The Keypads are low-voltage, microprocessor-based user interfaces designed to operate with a host controller. The devices consist of twelve (12) touch-sensitive buttons that operate via patented TouchCell™ Field-Effect  touch technology. The buttons are arranged in a standard 3x4 numeric keypad layout.

The Keypads are provided with the following features:

• Backlit touch-sensitive keypads

• Audio beeper feedback

This keypad will help the consumer to key in their amount in the system, so that the system will know how much amount consumer want for their electric bill.

3.1.5.1 MM74C922

Keypad 3x4 will interface with mm74c922 as to give the output to the lcd. Below are the connection for the interface.

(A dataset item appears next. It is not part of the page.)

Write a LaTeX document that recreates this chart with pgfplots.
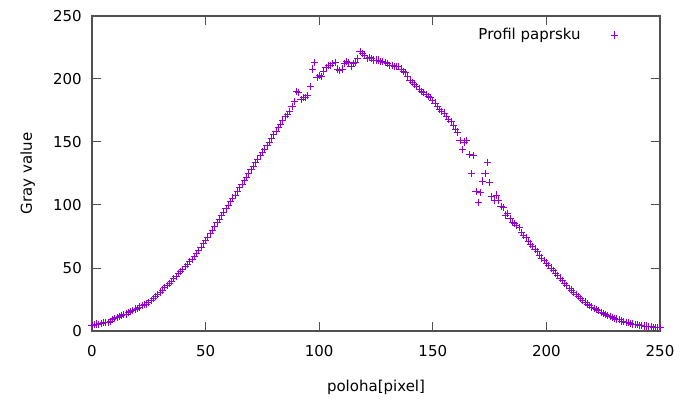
\documentclass[border=0pt]{standalone}
\usepackage{fontspec}
\setmainfont{DejaVu Sans}
\usepackage{pgfplots}
\pgfplotsset{compat=1.18}
\definecolor{gpviolet}{RGB}{148,0,211}
\definecolor{axgray}{RGB}{80,80,80}
\pgfplotstableread{
x y
0 4.5
1 5
2 5.5
3 5
4 6
5 6.5
6 7
7 6.5
8 7.5
9 9
10 10
11 10.5
12 11.5
13 12
14 13
15 13.5
16 14.5
17 15.5
18 16
19 17.5
20 18
21 19
22 20
23 21
24 21.5
25 22.5
26 24.5
27 26
28 27.5
29 29
30 31
31 32.5
32 34.5
33 36
34 38
35 39.5
36 41.5
37 43
38 45.5
39 47
40 49
41 51
42 53
43 55
44 57
45 59
46 61.5
47 64
48 66.5
49 69.5
50 72
51 74.5
52 77.5
53 80
54 83
55 86
56 88.5
57 91.5
58 94
59 97
60 100
61 102.5
62 105.5
63 108
64 111
65 114
66 116.5
67 119.5
68 122
69 125
70 128
71 130.5
72 133.5
73 136
74 139
75 142
76 144.5
77 147.5
78 150
79 153
80 156
81 158.5
82 161.5
83 164
84 167
85 170
86 172
87 174.5
88 178
89 182
90 190
91 189
92 184
93 185
94 185
95 187
96 194
97 208
98 213
99 201
100 203
101 202
102 206
103 209
104 211
105 211
106 212
107 213
108 208
109 207
110 208
111 212
112 214
113 213
114 210
115 212
116 213
117 216
118 222
119 220
120 219
121 216
122 217
123 216
124 215
125 215
126 215
127 214
128 214
129 213
130 212
131 211
132 211
133 210
134 210
135 210
136 208
137 206
138 205
139 202
140 199
141 197
142 196
143 194
144 192
145 190
146 189
147 188
148 186
149 185
150 183
151 181
152 178
153 176
154 174
155 173
156 170
157 168
158 166
159 163
160 160
161 158
162 151
163 144
164 150
165 151
166 140
167 125
168 139
169 111
170 102
171 110
172 119
173 125
174 134
175 118
176 107
177 104
178 108
179 104
180 99
181 98
182 92
183 93
184 89
185 86
186 85
187 84
188 82
189 78
190 76
191 74
192 71
193 69
194 67
195 65
196 63
197 60
198 58
199 56
200 54
201 52
202 50
203 48
204 46
205 44
206 42
207 40
208 38
209 36
210 34
211 32.5
212 31
213 29
214 27.5
215 26
216 24.5
217 23
218 21.5
219 20
220 19
221 18
222 17
223 16
224 15
225 14
226 13
227 12
228 11.5
229 10.5
230 10
231 9.5
232 9
233 8
234 7.5
235 7
236 6.5
237 6
238 5.5
239 5
240 5
241 4.5
242 4.5
243 4
244 4
245 3.5
246 3.5
247 3
248 3
249 3
250 3
}\profile
\begin{document}
\fontsize{15bp}{18bp}\selectfont
\begin{tikzpicture}
\path[use as bounding box] (-92bp,-72bp) rectangle (602bp,331bp);
\begin{axis}[
  at={(0,0)}, anchor=south west,
  scale only axis,
  width=568bp, height=315bp,
  xmin=0, xmax=250, ymin=0, ymax=250,
  xtick={0,50,...,250}, ytick={0,50,...,250},
  tick align=inside,
  major tick length=9bp,
  tick style={axgray, line width=1bp},
  axis line style={axgray, line width=1.2bp},
  /pgf/number format/assume math mode=true,
  tick label style={font=\fontsize{15bp}{18bp}\selectfont},
  xticklabel style={yshift=-9bp},
  yticklabel style={xshift=-5bp},
  xlabel={poloha[pixel]},
  ylabel={Gray value},
  label style={font=\fontsize{15bp}{18bp}\selectfont},
  xlabel style={yshift=-13bp},
  ylabel style={yshift=8bp},
  legend style={draw=none, fill=none, at={(1,1)}, anchor=north east,
    xshift=-39bp, yshift=-8bp,
    font=\fontsize{15bp}{18bp}\selectfont, legend cell align=right},
  legend plot pos=right,
]
\addplot[only marks, mark=+, draw=gpviolet, color=gpviolet, mark size=3.6bp,
  mark options={draw=gpviolet, line width=0.8bp}] table[x=x,y=y] {\profile};
\addlegendentry{Profil paprsku\kern 28bp}
\end{axis}
\end{tikzpicture}
\end{document}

From the  block diagram above we know that the keypad will give output which is A,B,C and D  if key pressed. The output will based on the truth table. From the output truth table it will combine with the ASCI code from LCD and display numeric number in the LCD.

3.1.6 Relay

A relay is use to trigger the system to send the signal in automatic operation which can be control by microcontroller system.

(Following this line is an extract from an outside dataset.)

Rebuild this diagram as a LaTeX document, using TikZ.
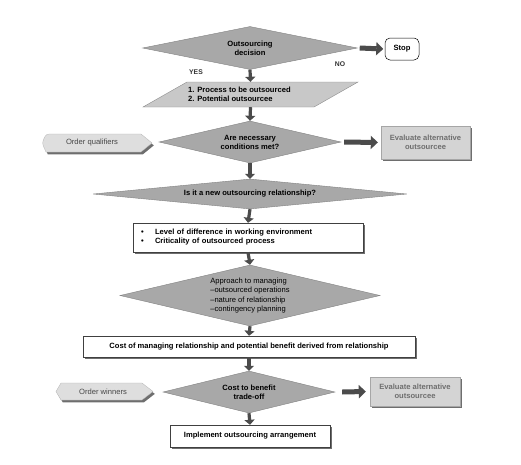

A relay is an electrically operated switch. Current flowing through the coil of the relay creates a magnetic field which attracts a lever and changes the switch contacts. The coil current can be on or off so relays have two switch positions and most have double throw (changeover) switch contacts as shown in the diagram.

Relays allow one circuit to switch a second circuit which can be completely separate from the first. For example a low voltage battery circuit can use a relay to switch a 230V AC mains circuit. There is no electrical connection inside the relay between the two circuits, the link is magnetic and mechanical.

The coil of a relay passes a relatively large current, typically 30mA for a 5V/12V relay, but it can be as much as 100mA for relays designed to operate from lower voltages. Most ICs (chips) cannot provide this current and a transistor is usually used to amplify the small IC current to the larger value required for the relay coil.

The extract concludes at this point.